Ellie Bruggeman ellie at bruggemansolutions.com
Thu Aug 10 22:47:07 CEST 2006


Putin orders nationwide art inventory

By HENRY MEYER
ASSOCIATED PRESS WRITER

MOSCOW -- President Vladimir Putin ordered top officials to conduct a nationwide inventory of 50 million artworks at Russian museums, concerned that other treasures may be missing following the theft of $5 million worth of valuables from the famed Hermitage.

Putin on Thursday told Cabinet officials to set up a commission by Sept. 1 to conduct the inventory, the president's office said. Federal Security Service chief Nikolai Patrushev and Interior Minister Rashid Nurgaliyev were among the officials tapped for the commission.

Russian authorities say that only a quarter of the country's artworks have been inventoried since a check began six years ago, the first such survey since the closing years of the Soviet Union.

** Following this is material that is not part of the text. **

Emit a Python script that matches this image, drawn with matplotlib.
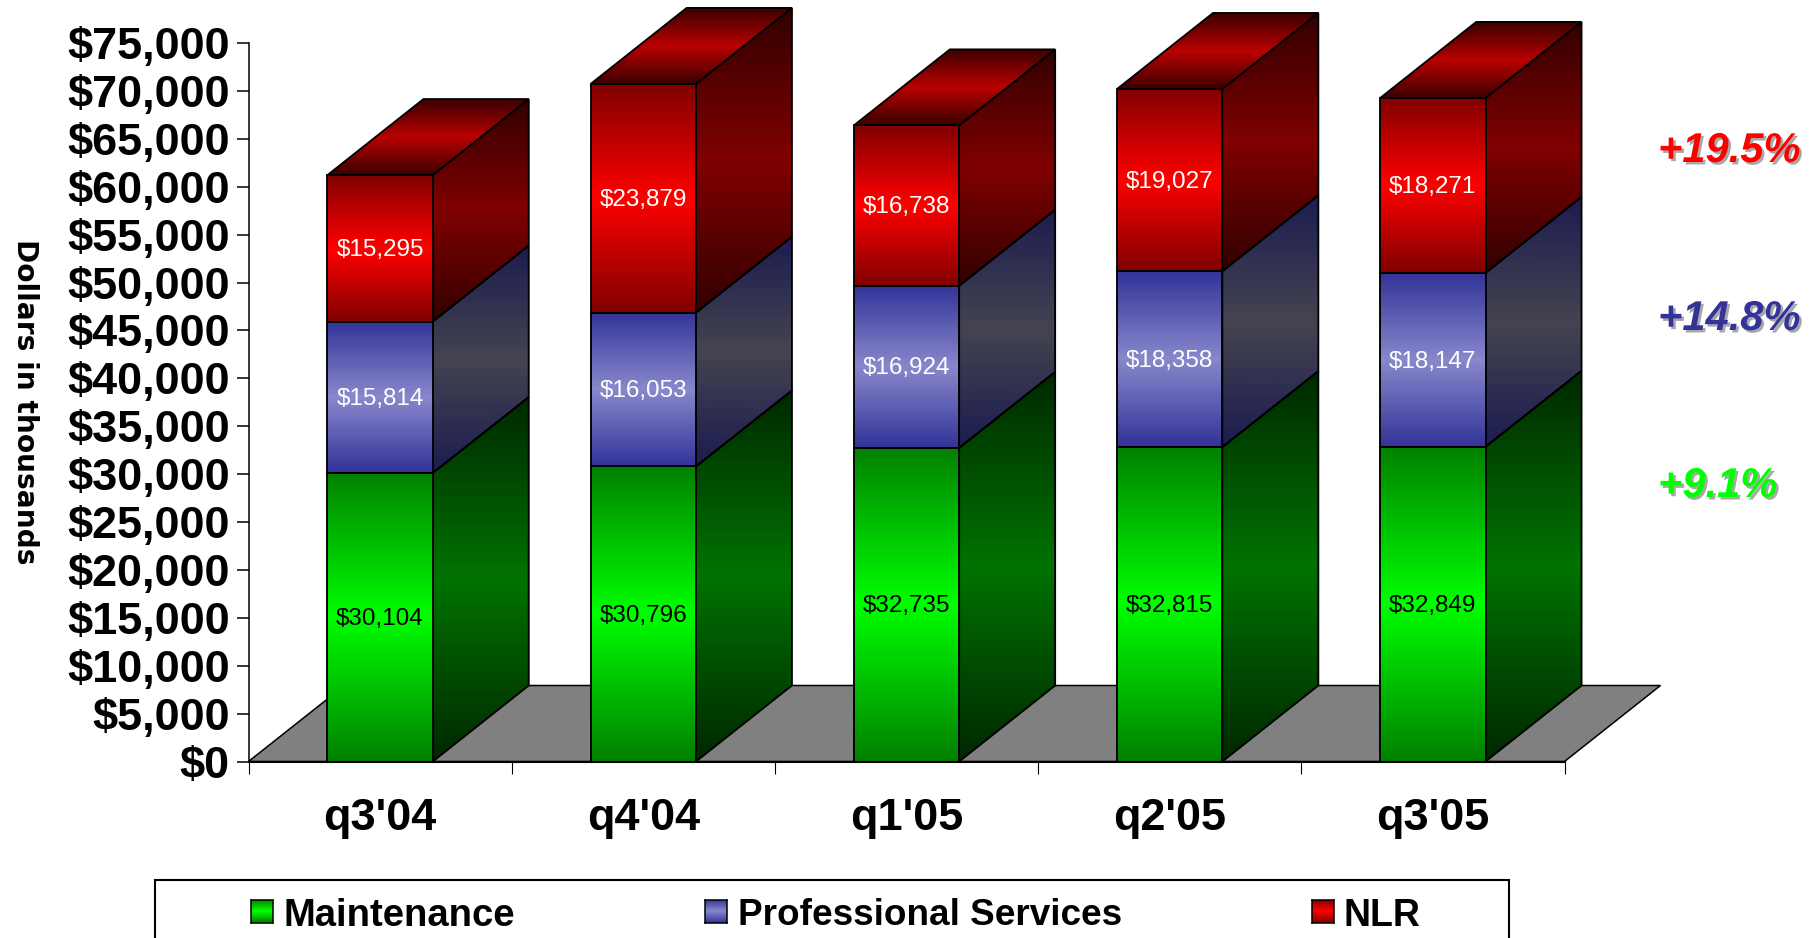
import numpy as np
import matplotlib
matplotlib.use('Agg')
import matplotlib.pyplot as plt
import matplotlib.patheffects as pe
from matplotlib.colors import LinearSegmentedColormap
from matplotlib.patches import Polygon, Rectangle

plt.rcParams['font.family'] = ['Liberation Sans', 'DejaVu Sans']

# data
quarters = ["q3'04", "q4'04", "q1'05", "q2'05", "q3'05"]
maintenance = [30104, 30796, 32735, 32815, 32849]
services = [15814, 16053, 16924, 18358, 18147]
nlr = [15295, 23879, 16738, 19027, 18271]
y_ticks = list(range(0, 80000, 5000))
growth_labels = ['+19.5%', '+14.8%', '+9.1%']
growth_colors = ['#ff0000', '#333399', '#00ff00']
legend_names = ['Maintenance', 'Professional Services', 'NLR']

# layout, in pixels of the 1816x938 picture
W, H = 1816, 938
X0, X1 = 248.5, 1564.5
Y0, Y75 = 761.5, 43
px_per_cat = (X1 - X0) / len(quarters)
px_per_dollar = (Y0 - Y75) / 75000
BAR_W = 0.4
DEPTH_X = 96 / px_per_cat
DEPTH_Y = 76 / px_per_dollar
LW = 1.35

# (edge colour, middle colour) of each gradient
front = {'green': ('#008000', '#00ff00'), 'blue': ('#333399', '#8888cc'), 'red': ('#800000', '#ff0000')}
side = {'green': ('#002800', '#007300'), 'blue': ('#1c1c50', '#444450'), 'red': ('#320000', '#800000')}
top_face = ('#3c0000', '#b90000')


def gradient_poly(ax, verts, colors, z):
    xs = [v[0] for v in verts]
    ys = [v[1] for v in verts]
    cmap = LinearSegmentedColormap.from_list('g', [colors[0], colors[1], colors[0]])
    im = ax.imshow(np.linspace(0, 1, 256)[:, None], extent=(min(xs), max(xs), min(ys), max(ys)),
                   origin='lower', aspect='auto', cmap=cmap, zorder=z, interpolation='bilinear')
    poly = Polygon(verts, closed=True, fc='none', ec='black', lw=LW, zorder=z + 0.1, joinstyle='miter')
    ax.add_patch(poly)
    im.set_clip_path(poly)


fig = plt.figure(figsize=(W / 100, H / 100), dpi=100)
ax = fig.add_axes([0, 0, 1, 1])
ax.patch.set_visible(False)

# grey floor
ax.add_patch(Polygon([(0, 0), (DEPTH_X, DEPTH_Y), (5 + DEPTH_X, DEPTH_Y), (5, 0)], closed=True,
                     fc='#808080', ec='black', lw=1.1, zorder=1))

series = [(maintenance, 'green', 'black'), (services, 'blue', 'white'), (nlr, 'red', 'white')]
for i in range(len(quarters)):
    left = i + 0.5 - BAR_W / 2
    right = left + BAR_W
    bottom = 0
    for values, color, text_color in series:
        t = bottom + values[i]
        gradient_poly(ax, [(right, bottom), (right + DEPTH_X, bottom + DEPTH_Y),
                           (right + DEPTH_X, t + DEPTH_Y), (right, t)], side[color], 1.2)
        gradient_poly(ax, [(left, bottom), (right, bottom), (right, t), (left, t)], front[color], 1.5)
        ax.annotate(f'${values[i]:,}', (i + 0.5, bottom + values[i] / 2), xytext=(0, -1.2),
                    textcoords='offset points', color=text_color, fontsize=17.5,
                    ha='center', va='center', zorder=5)
        bottom = t
    gradient_poly(ax, [(left, bottom), (right, bottom), (right + DEPTH_X, bottom + DEPTH_Y),
                       (left + DEPTH_X, bottom + DEPTH_Y)], top_face, 1.3)

# axes
for s in ('top', 'right'):
    ax.spines[s].set_visible(False)
ax.spines['left'].set_position(('data', 0))
ax.spines['left'].set_bounds(0, 75000)
ax.spines['bottom'].set_position(('data', 0))
ax.spines['bottom'].set_bounds(0, 5)
ax.spines['left'].set_linewidth(1.1)
ax.spines['bottom'].set_linewidth(1.5)
ax.set_yticks(y_ticks)
ax.set_yticklabels([f'${v:,}' for v in y_ticks], fontsize=32.4, fontweight='bold')
ax.tick_params(axis='y', length=8.6, width=1.1, pad=5)
ax.set_xticks(range(len(quarters) + 1))
ax.set_xticklabels([])
ax.set_xticks([i + 0.5 for i in range(len(quarters))], minor=True)
ax.set_xticklabels(quarters, minor=True, fontsize=32.4, fontweight='bold')
ax.tick_params(axis='x', which='major', length=8.6, width=0.8)
ax.tick_params(axis='x', which='minor', length=0, pad=26)
ax.set_xlim(-X0 / px_per_cat, (W - X0) / px_per_cat)
ax.set_ylim(-(H - Y0) / px_per_dollar, Y0 / px_per_dollar)

fig.text(25 / W, 1 - 402 / H, 'Dollars in thousands', rotation=270, family=['DejaVu Sans'],
         fontsize=20.2, fontweight='bold', ha='center', va='center')

# growth figures on the right
for label, color, y in zip(growth_labels, growth_colors, [151, 319, 486]):
    fig.text(1658 / W, 1 - y / H, label, color=color, fontsize=30, fontweight='bold', style='italic',
             ha='left', va='center',
             path_effects=[pe.withSimplePatchShadow(offset=(1.8, -1.8), shadow_rgbFace='#a8a8a8', alpha=1)])

# legend, its box runs off the bottom of the picture
ax.add_patch(Rectangle((155 / W, -0.02), (1509 - 155) / W, 1 - 880 / H + 0.02, transform=ax.transAxes,
                       fc='white', ec='black', lw=1.5, clip_on=False, zorder=6))
legend_colors = ['green', 'blue', 'red']
legend_sizes = [27.5, 26.6, 27]
for name, color, sx, tx, fs in zip(legend_names, legend_colors, [251, 705, 1312], [284, 738, 1344], legend_sizes):
    sw = fig.add_axes([sx / W, 1 - 923 / H, 22 / W, 23 / H], zorder=7)
    cmap = LinearSegmentedColormap.from_list('s', [front[color][0], front[color][1], front[color][0]])
    sw.imshow(np.linspace(0, 1, 64)[:, None], aspect='auto', cmap=cmap)
    sw.set_xticks([])
    sw.set_yticks([])
    for sp in sw.spines.values():
        sp.set_linewidth(1.1)
    fig.text(tx / W, 1 - 915.5 / H, name, fontsize=fs, fontweight='bold', ha='left', va='center', zorder=8)

fig.savefig('out.png', dpi=100)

The July 31 announcement that $5 million worth of valuables - including jewelry, religious icons, silverware and richly enameled objects - had been stolen from the State Hermitage Museum in St. Petersburg became known only after a routine inventory last fall.

Authorities so far have recovered 16 of the stolen items, including a gold-and-silver cross and two icons that police retrieved Thursday from a railway luggage office in St. Petersburg after a tip from an anonymous caller.

The announcement earlier this week of the disappearance of a famous late architect's drawings from the Russian State Archive of Literature and Art - and charges that employees were to blame - furthered concern that other cultural treasures at cash-strapped Russian institutions may also be missing.

Officials only realized that the drawings had disappeared when nine of them - worth millions of dollars - were sold in June at Christie's. The British auction house later canceled the sales.

Three suspects have been detained in the Hermitage robberies, including the son and husband of a late curator who had been in charge of the collection.

The curator's husband, Nikolai Zavadsky, has acknowledged that he and his late wife were involved in the theft of some of the items, his lawyer told The Associated Press. Defense lawyer Lyudmila Mikhailova said that Zavadsky maintained that his wife had smuggled only 53 items of lesser value since 1987 - including spoons, sugar bowls and small icons - which he had then pawned.

The thefts have highlighted lax security and antiquated record-keeping at Russian institutions and underscored the funding crisis that has plagued museums and archives since the 1991 Soviet collapse.

Amid suggestions that low salaries for staff were partly to blame for the pilfering, Hermitage director Mikhail Piotrovsky said that pay for museum curators could be increased. Piotrovsky also said that the museum would spend $5.5 million next year on security, including electronic monitoring of staff entering and leaving the museum collections.

About 50 to 100 thefts are registered each year in Russian museums, officials say. Although outright robberies are less frequent because of new security measures, inside jobs are increasing.

In 2000, more than 300 masterpieces were reported stolen from Moscow's State Historical Museum and 180 objects later disappeared from the armory collection of the Peter and Paul Fortress in St. Petersburg.